Equipment to safely recover and destroy refrigerant gases has existed for decades, but isn't always easily used in practice in the developing world. 

Market and reputation challenges

Illegal HFC destruction scandals have made some buyers skittish about purchasing HFC destruction-related credits. Although this illegal activity was materially different from the recovery and destruction model that we propose, we must work to rebuild confidence in the robustness of HFC-related projects.

Execution and implementation

Scaling refrigerant recovery and destruction requires an extensive network of refrigerant technicians to collect refrigerant gases from end-of-life equipment. Historically, project developers have struggled to boost recovery volumes, despite offering cash incentives to technicians. Technicians may also not have appropriate equipment to recover refrigerant, even in the presence of adequate financial incentives.

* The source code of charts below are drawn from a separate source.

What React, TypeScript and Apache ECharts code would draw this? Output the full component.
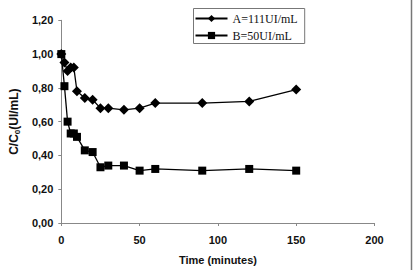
import React, { useEffect, useRef } from "react";
import * as echarts from "echarts";

const times = [0, 2, 4, 6, 8, 10, 15, 20, 25, 30, 40, 50, 60, 90, 120, 150];
const seriesA = [1.0, 0.95, 0.9, 0.92, 0.92, 0.78, 0.74, 0.73, 0.68, 0.68, 0.67, 0.68, 0.71, 0.71, 0.72, 0.79];
const seriesB = [1.0, 0.81, 0.6, 0.53, 0.53, 0.51, 0.43, 0.42, 0.33, 0.34, 0.34, 0.31, 0.32, 0.31, 0.32, 0.31];
const nameA = "A=111UI/mL";
const nameB = "B=50UI/mL";

export default function App() {
  const ref = useRef<HTMLDivElement>(null);
  useEffect(() => {
    if (!ref.current) return;
    const chart = echarts.init(ref.current, null, { renderer: "svg" });
    const labelFont = { fontFamily: "Liberation Sans, Arial, sans-serif", fontWeight: "bold" as const, fontSize: 11, color: "#111" };
    chart.setOption({
      animation: false,
      backgroundColor: "#fff",
      grid: { left: 59.5, right: 38.5, top: 20.3, bottom: 46.7, containLabel: false },
      legend: {
        orient: "vertical",
        left: 193.5,
        top: 8.5,
        padding: [4, 7, 2, 1],
        itemGap: 5,
        itemWidth: 32,
        itemHeight: 9,
        borderColor: "#777",
        borderWidth: 1,
        textStyle: { fontFamily: "Liberation Serif, Times New Roman, serif", fontSize: 12, color: "#111" },
        data: [nameA, nameB],
      },
      xAxis: {
        type: "value",
        min: 0,
        max: 200,
        interval: 50,
        name: "Time (minutes)",
        nameLocation: "middle",
        nameGap: 31,
        nameTextStyle: { ...labelFont, fontSize: 11 },
        axisLine: { show: true, lineStyle: { color: "#888", width: 1 } },
        axisTick: { show: true, length: 3, lineStyle: { color: "#888" } },
        axisLabel: { ...labelFont, margin: 11 },
        splitLine: { show: false },
      },
      yAxis: {
        type: "value",
        min: 0,
        max: 1.2,
        interval: 0.2,
        name: "C/C{sub|0}(UI/mL)",
        nameLocation: "middle",
        nameGap: 38,
        nameTextStyle: {
          ...labelFont,
          fontSize: 12,
          rich: {
            sub: { ...labelFont, fontSize: 8, verticalAlign: "bottom", padding: [6, 0, 0, 0] },
          },
        },
        axisLine: { show: true, lineStyle: { color: "#888", width: 1 } },
        axisTick: { show: true, length: 3, lineStyle: { color: "#888" } },
        axisLabel: {
          ...labelFont,
          margin: 8,
          formatter: (v: number) => v.toFixed(2).replace(".", ","),
        },
        splitLine: { show: false },
      },
      graphic: [
        {
          type: "line",
          shape: { x1: 411.5, y1: 0, x2: 411.5, y2: 270 },
          style: { stroke: "#777", lineWidth: 1.5 },
        },
      ],
      series: [
        {
          name: nameA,
          type: "line",
          data: times.map((t, i) => [t, seriesA[i]]),
          symbol: "diamond",
          symbolSize: 10,
          itemStyle: { color: "#000" },
          lineStyle: { color: "#000", width: 1.3 },
        },
        {
          name: nameB,
          type: "line",
          data: times.map((t, i) => [t, seriesB[i]]),
          symbol: "rect",
          symbolSize: 8,
          itemStyle: { color: "#000" },
          lineStyle: { color: "#000", width: 1.3 },
        },
      ],
    });
    return () => chart.dispose();
  }, []);
  return (
    <div
      ref={ref}
      style={{ position: "absolute", left: 0, top: 0, width: 413, height: 270 }}
    />
  );
}
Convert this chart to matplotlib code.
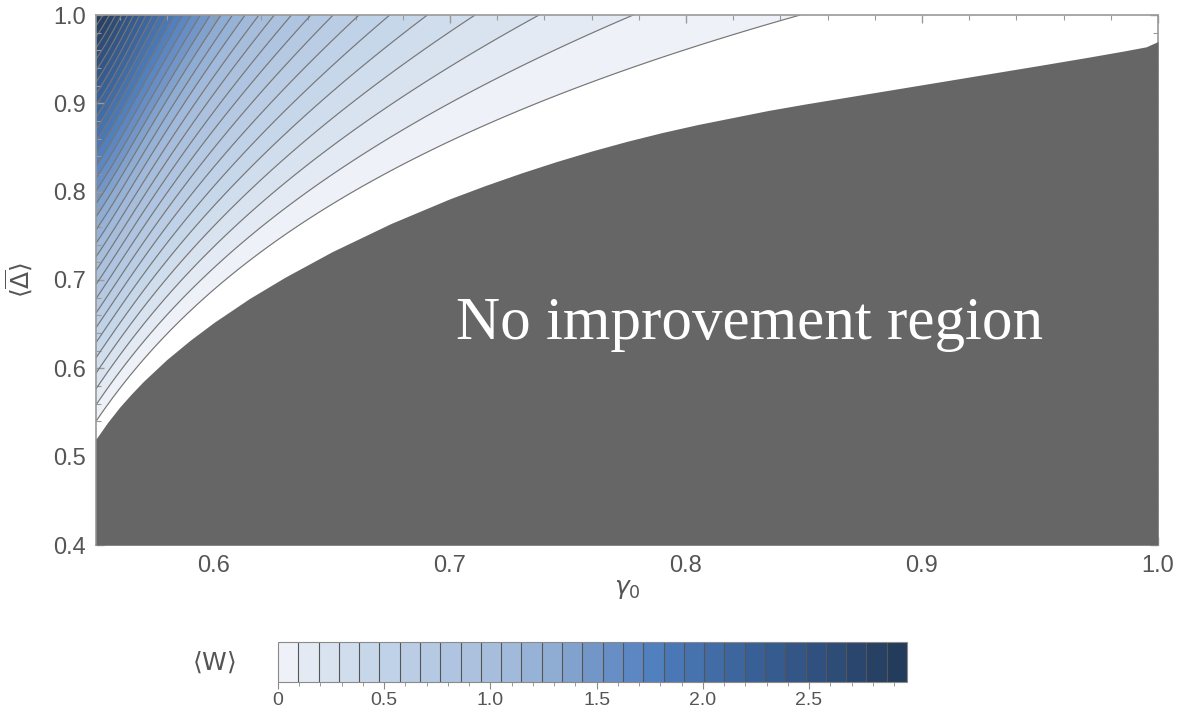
import numpy as np
import matplotlib
matplotlib.use('Agg')
import matplotlib.pyplot as plt
from matplotlib.colors import LinearSegmentedColormap
from matplotlib.ticker import MultipleLocator

plt.rcParams['font.family'] = ['Liberation Sans', 'DejaVu Sans']
plt.rcParams['mathtext.fontset'] = 'dejavusans'

# boundary of the "no improvement" region, (gamma0, <Delta>) pairs
gray_gamma = [0.550, 0.555, 0.560, 0.565, 0.570, 0.580, 0.590, 0.600, 0.615,
              0.630, 0.650, 0.675, 0.700, 0.715, 0.730, 0.745, 0.760, 0.775,
              0.790, 0.805, 0.820, 0.835, 0.850, 0.875, 0.900, 0.925, 0.950,
              0.970, 0.985, 0.995, 1.000]
gray_delta = [0.520, 0.539, 0.556, 0.571, 0.585, 0.610, 0.632, 0.652, 0.679,
              0.703, 0.732, 0.764, 0.792, 0.807, 0.821, 0.834, 0.846, 0.857,
              0.867, 0.876, 0.884, 0.892, 0.899, 0.910, 0.921, 0.932, 0.943,
              0.952, 0.959, 0.964, 0.970]

# parameters of the work surface <W>(gamma0, <Delta>)
G_POLE = 0.48      # gamma0 where the zero line diverges
D_ZERO = 0.54      # <Delta> of the W = 0 line at gamma0 = 0.55
K_ZERO = 0.277     # log slope of the W = 0 line
A_SLOPE = 5.1      # dW/dDelta at the zero line, gamma0 = 0.55
C_DECAY = 8.7      # decay of that slope with gamma0
E_SOFT = 0.015
H_SAT = 2.5
B_CURV = 0.57      # curvature along <Delta>
N_BANDS = 31

cbar_ticks = [0, 0.5, 1.0, 1.5, 2.0, 2.5]
band_colors = ['#ffffff', '#eef2f8', '#e2e9f3', '#d3dfee', '#c3d4e9', '#b3c7e2',
               '#a3bbdb', '#8eabd3', '#6f93c7', '#4f7fbe', '#436ea9', '#365b8f',
               '#2c4a74', '#223958']
band_stops = [0.0, 0.016, 0.05, 0.10, 0.16, 0.25, 0.36, 0.44, 0.51, 0.60, 0.68,
              0.79, 0.90, 1.0]

g = np.linspace(0.55, 1.0, 700)
d = np.linspace(0.4, 1.0, 700)
G, D = np.meshgrid(g, d)
x = G - 0.55
dz = D - (D_ZERO + K_ZERO * np.log((G - G_POLE) / (0.55 - G_POLE)))
decay = C_DECAY * (np.sqrt(x ** 2 + E_SOFT ** 2) - E_SOFT) / (1 + H_SAT * x)
W = A_SLOPE * np.exp(-decay) * dz * (1 + B_CURV * dz)

levels = np.linspace(0, W.max(), N_BANDS + 1)
cmap = LinearSegmentedColormap.from_list('w', list(zip(band_stops, band_colors)))
centers = (levels[:-1] + levels[1:]) / 2 / W.max()
colors = [cmap(c) for c in centers]

fig = plt.figure(figsize=(11.94, 7.22), dpi=100)
ax = fig.add_axes([96 / 1194, 1 - 545 / 722, 1062 / 1194, 530 / 722])

cf = ax.contourf(G, D, W, levels=levels, colors=colors)
ax.contour(G, D, W, levels=levels[:-1], colors='#777777', linewidths=0.85)
ax.fill_between(gray_gamma, 0.4, gray_delta, color='#666666', lw=0, zorder=3)
ax.text(0.827, 0.650, 'No improvement region', color='white', fontsize=44,
        family='Liberation Serif', ha='center', va='center', zorder=4)

ax.set_xlim(0.55, 1.0)
ax.set_ylim(0.4, 1.0)
ax.set_xticks([0.6, 0.7, 0.8, 0.9, 1.0])
ax.set_yticks([0.4, 0.5, 0.6, 0.7, 0.8, 0.9, 1.0])
ax.xaxis.set_minor_locator(MultipleLocator(0.02))
ax.yaxis.set_minor_locator(MultipleLocator(0.02))
ax.tick_params(which='both', direction='in', top=True, right=True,
               color='#9a9a9a', labelcolor='#555555', labelsize=17, pad=7)
ax.tick_params(which='major', length=6, width=1)
ax.tick_params(which='minor', length=3.5, width=0.8)
for sp in ax.spines.values():
    sp.set_color('#9a9a9a')
    sp.set_linewidth(1.2)
ax.set_xlabel(r'$\gamma_0$', fontsize=18, color='#555555', labelpad=0)
ax.set_ylabel(r'$\langle\overline{\mathit{\Delta}}\rangle$', fontsize=18,
              color='#555555', labelpad=14)

cax = fig.add_axes([278 / 1194, 1 - 682 / 722, 629 / 1194, 40 / 722])
cb = fig.colorbar(cf, cax=cax, orientation='horizontal', drawedges=True)
cb.dividers.set_color('#555555')
cb.dividers.set_linewidth(0.8)
cb.outline.set_edgecolor('#8a8a8a')
cb.set_ticks(cbar_ticks)
cb.ax.set_xticklabels(['0', '0.5', '1.0', '1.5', '2.0', '2.5'],
                      family=['Liberation Sans Narrow', 'Liberation Sans'])
cb.ax.xaxis.set_minor_locator(MultipleLocator(0.1))
cb.ax.tick_params(which='both', color='#8a8a8a', labelcolor='#555555',
                  labelsize=14, direction='out', pad=2)
cb.ax.tick_params(which='major', length=5)
cb.ax.tick_params(which='minor', length=3)
fig.text(214 / 1194, 1 - 662 / 722, r'$\langle\mathrm{W}\rangle$', fontsize=18,
         color='#555555', ha='center', va='center')

fig.savefig('out.png', dpi=100)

Methodology and verification

Today, there are no methodologies on major registries that approve projects that recover and destroy HFCs. Although updates enabling these projects are in the pipeline, the timeline for methodology finalization is unclear. Until then, project developers are at a disadvantage in the voluntary carbon credit market.

Pricing and revenues

We believe that the market does not currently value refrigerant recovery and destruction credits accurately, both in terms of the additionality and permanence of projects and the short-lived nature of refrigerant gases. Buyers’ knowledge deficit about the climate importance of refrigerants may limit the growth of the market.

Regulatory risk

Domestic carbon market regulations are rapidly emerging in developing countries that would be targets for refrigerant recovery and destruction projects. These regulations could complicate the ability to generate and sell carbon credits to international buyers.